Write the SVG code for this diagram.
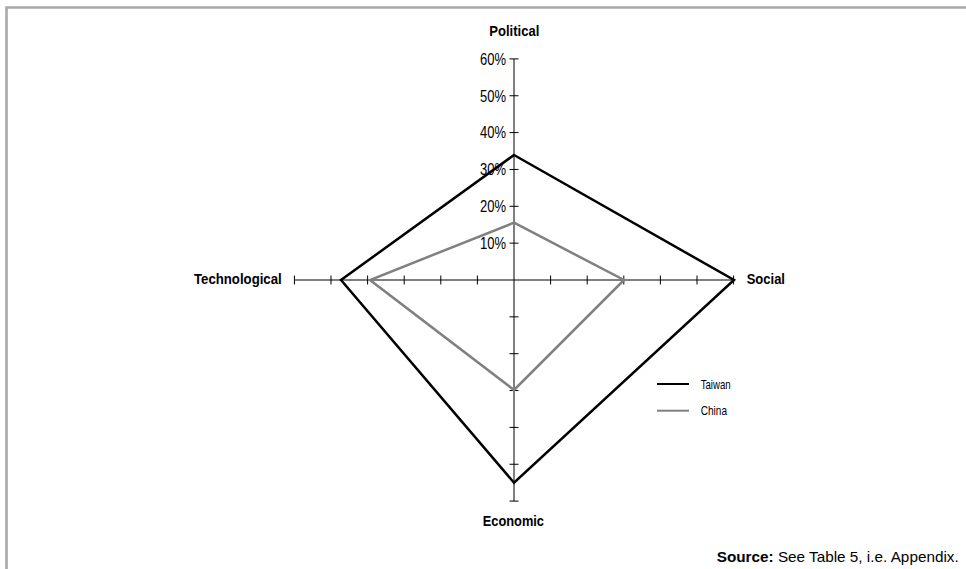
<svg xmlns="http://www.w3.org/2000/svg" width="966" height="569" viewBox="0 0 966 569">
<style>
.ax{stroke:#000;stroke-width:1;fill:none}
.tw{stroke:#000;stroke-width:2.5;fill:none;stroke-linejoin:miter}
.cn{stroke:#808080;stroke-width:2.5;fill:none;stroke-linejoin:miter}
.lbl{font-family:"Liberation Sans",Arial,sans-serif;font-weight:bold;font-size:14px;fill:#000}
.tk{font-family:"Liberation Sans",Arial,sans-serif;font-size:16px;fill:#000;text-anchor:end}
.lg{font-family:"Liberation Sans",Arial,sans-serif;font-size:13.5px;fill:#000}
.src{font-family:"Liberation Sans",Arial,sans-serif;font-size:14.5px;fill:#000}
</style>
<rect width="966" height="569" fill="#fff"/>
<path d="M6.5 569 V7.5 H966" stroke="#a8a8a8" stroke-width="2.6" fill="none"/>
<g id="axes">
<path class="ax" d="M514 58.9 V501.1 M294.4 280 H733.6"/>
<path class="ax" d="M509.5 58.9 h9 M509.5 95.75 h9 M509.5 132.6 h9 M509.5 169.45 h9 M509.5 206.3 h9 M509.5 243.15 h9 M509.5 316.85 h9 M509.5 353.7 h9 M509.5 390.55 h9 M509.5 427.4 h9 M509.5 464.25 h9 M509.5 501.1 h9"/>
<path class="ax" d="M294.4 275.5 v9 M331 275.5 v9 M367.6 275.5 v9 M404.2 275.5 v9 M440.8 275.5 v9 M477.4 275.5 v9 M550.6 275.5 v9 M587.2 275.5 v9 M623.8 275.5 v9 M660.4 275.5 v9 M697 275.5 v9 M733.6 275.5 v9"/>
</g>
<g id="ticklabels">
<text class="tk" x="506" y="64.6" textLength="26" lengthAdjust="spacingAndGlyphs">60%</text>
<text class="tk" x="506" y="101.5" textLength="26" lengthAdjust="spacingAndGlyphs">50%</text>
<text class="tk" x="506" y="138.3" textLength="26" lengthAdjust="spacingAndGlyphs">40%</text>
<text class="tk" x="506" y="175.2" textLength="26" lengthAdjust="spacingAndGlyphs">30%</text>
<text class="tk" x="506" y="212" textLength="26" lengthAdjust="spacingAndGlyphs">20%</text>
<text class="tk" x="506" y="248.9" textLength="26" lengthAdjust="spacingAndGlyphs">10%</text>
</g>
<g id="series">
<polygon id="taiwan" class="tw" points="514,155 734,280 514,482.7 341,280"/>
<polygon id="china" class="cn" points="514,222.7 624,280 514,390 370,280"/>
</g>
<g id="political"><text class="lbl" x="489.3" y="36" textLength="50" lengthAdjust="spacingAndGlyphs">Political</text></g>
<g id="social"><text class="lbl" x="746.7" y="284" textLength="38.3" lengthAdjust="spacingAndGlyphs">Social</text></g>
<g id="economic"><text class="lbl" x="482.7" y="526" textLength="61.3" lengthAdjust="spacingAndGlyphs">Economic</text></g>
<g id="technological"><text class="lbl" x="194" y="284" textLength="87.7" lengthAdjust="spacingAndGlyphs">Technological</text></g>
<g id="legend">
<line x1="657" y1="384" x2="689" y2="384" stroke="#000" stroke-width="2"/>
<text class="lg" x="700.7" y="388.5" textLength="30" lengthAdjust="spacingAndGlyphs">Taiwan</text>
<line x1="657" y1="410.7" x2="689" y2="410.7" stroke="#808080" stroke-width="2"/>
<text class="lg" x="700.7" y="415" textLength="26.3" lengthAdjust="spacingAndGlyphs">China</text>
</g>
<g id="source"><text class="src" x="716.7" y="561.5" textLength="242" lengthAdjust="spacingAndGlyphs"><tspan font-weight="bold">Source:</tspan> See Table 5, i.e. Appendix.</text></g>
</svg>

## Exercise
Without the pictures, output the full listing exactly as it stands.

## Task response
Write the SVG code for this diagram.
<svg xmlns="http://www.w3.org/2000/svg" width="966" height="569" viewBox="0 0 966 569">
<style>
.ax{stroke:#000;stroke-width:1;fill:none}
.tw{stroke:#000;stroke-width:2.5;fill:none;stroke-linejoin:miter}
.cn{stroke:#808080;stroke-width:2.5;fill:none;stroke-linejoin:miter}
.lbl{font-family:"Liberation Sans",Arial,sans-serif;font-weight:bold;font-size:14px;fill:#000}
.tk{font-family:"Liberation Sans",Arial,sans-serif;font-size:16px;fill:#000;text-anchor:end}
.lg{font-family:"Liberation Sans",Arial,sans-serif;font-size:13.5px;fill:#000}
.src{font-family:"Liberation Sans",Arial,sans-serif;font-size:14.5px;fill:#000}
</style>
<rect width="966" height="569" fill="#fff"/>
<path d="M6.5 569 V7.5 H966" stroke="#a8a8a8" stroke-width="2.6" fill="none"/>
<g id="axes">
<path class="ax" d="M514 58.9 V501.1 M294.4 280 H733.6"/>
<path class="ax" d="M509.5 58.9 h9 M509.5 95.75 h9 M509.5 132.6 h9 M509.5 169.45 h9 M509.5 206.3 h9 M509.5 243.15 h9 M509.5 316.85 h9 M509.5 353.7 h9 M509.5 390.55 h9 M509.5 427.4 h9 M509.5 464.25 h9 M509.5 501.1 h9"/>
<path class="ax" d="M294.4 275.5 v9 M331 275.5 v9 M367.6 275.5 v9 M404.2 275.5 v9 M440.8 275.5 v9 M477.4 275.5 v9 M550.6 275.5 v9 M587.2 275.5 v9 M623.8 275.5 v9 M660.4 275.5 v9 M697 275.5 v9 M733.6 275.5 v9"/>
</g>
<g id="ticklabels">
<text class="tk" x="506" y="64.6" textLength="26" lengthAdjust="spacingAndGlyphs">60%</text>
<text class="tk" x="506" y="101.5" textLength="26" lengthAdjust="spacingAndGlyphs">50%</text>
<text class="tk" x="506" y="138.3" textLength="26" lengthAdjust="spacingAndGlyphs">40%</text>
<text class="tk" x="506" y="175.2" textLength="26" lengthAdjust="spacingAndGlyphs">30%</text>
<text class="tk" x="506" y="212" textLength="26" lengthAdjust="spacingAndGlyphs">20%</text>
<text class="tk" x="506" y="248.9" textLength="26" lengthAdjust="spacingAndGlyphs">10%</text>
</g>
<g id="series">
<polygon id="taiwan" class="tw" points="514,155 734,280 514,482.7 341,280"/>
<polygon id="china" class="cn" points="514,222.7 624,280 514,390 370,280"/>
</g>
<g id="political"><text class="lbl" x="489.3" y="36" textLength="50" lengthAdjust="spacingAndGlyphs">Political</text></g>
<g id="social"><text class="lbl" x="746.7" y="284" textLength="38.3" lengthAdjust="spacingAndGlyphs">Social</text></g>
<g id="economic"><text class="lbl" x="482.7" y="526" textLength="61.3" lengthAdjust="spacingAndGlyphs">Economic</text></g>
<g id="technological"><text class="lbl" x="194" y="284" textLength="87.7" lengthAdjust="spacingAndGlyphs">Technological</text></g>
<g id="legend">
<line x1="657" y1="384" x2="689" y2="384" stroke="#000" stroke-width="2"/>
<text class="lg" x="700.7" y="388.5" textLength="30" lengthAdjust="spacingAndGlyphs">Taiwan</text>
<line x1="657" y1="410.7" x2="689" y2="410.7" stroke="#808080" stroke-width="2"/>
<text class="lg" x="700.7" y="415" textLength="26.3" lengthAdjust="spacingAndGlyphs">China</text>
</g>
<g id="source"><text class="src" x="716.7" y="561.5" textLength="242" lengthAdjust="spacingAndGlyphs"><tspan font-weight="bold">Source:</tspan> See Table 5, i.e. Appendix.</text></g>
</svg>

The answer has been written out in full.